The Mobileye Terrify

The Mobileye Terrify
Paul Allison, CFA

about 2 months ago2 mins

Mentioned in story

Mobileye, the self-driving technology maker, stunned investors with a grim warning last week, saying revenues for this quarter would be far below the last – and roughly 26% below analysts’ expectations for the whole year. Bosses blamed a buildup of excess inventory by its top-tier customers (who count among them BMW, Volkswagen, and Nissan). The firm’s shares responded accordingly: plunging more than 30%.

This was bad news for investors and for the already struggling Intel, which owns nearly 90% of the Israel-based firm. But it should also serve as a reminder that, even in this AI era, not all semiconductor firms are created equal. Sure, Nvidia may have spent 2023 watching its shares skyrocket, but it was a year to forget for most regular semiconductor firms. They’ve been trying to sell excess inventory ever since the Covid boom fizzled in 2021.

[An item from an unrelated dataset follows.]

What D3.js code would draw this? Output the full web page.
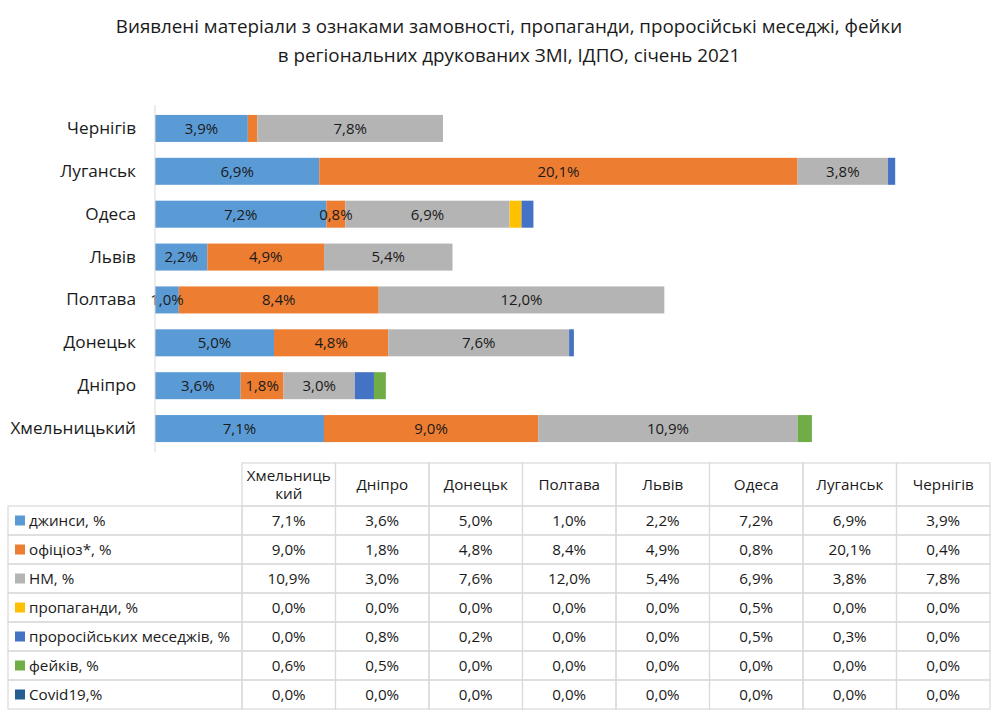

Automakers have generally been helping with that. After all, the industry was already a pretty big semiconductor customer and it’s been bulking up its orders since electric cars require a lot more chips than regular ones. And that’s why this inventory warning has been such a shocker. Now, this might just be a Mobileye problem, but if it’s not, it could signal another rough patch for the semiconductor industry – an industry that was hoping 2024 would finally be a recovery year.

If there’s a silver lining here, it’s this: semiconductor-buying industries are showing they can go their own way. And, yeah, that might not be a great thing for investors who are looking to ride the mindless super waves higher, but it does mean there’s potential for smoother profit growth for firms. And, ultimately, that may result in a better, less volatile investment prospect.

Like a lot of things, then, this all comes down to the short-term play versus the long-term. Shorter-term traders might want to take a long hard look at the auto industry before betting on a broad semiconductor upturn. Longer-term thinkers might want to ponder the benefits of a better-diversified semiconductor firm with potentially smoother profit cycles. Lower volatility should, in theory, lead to higher valuations.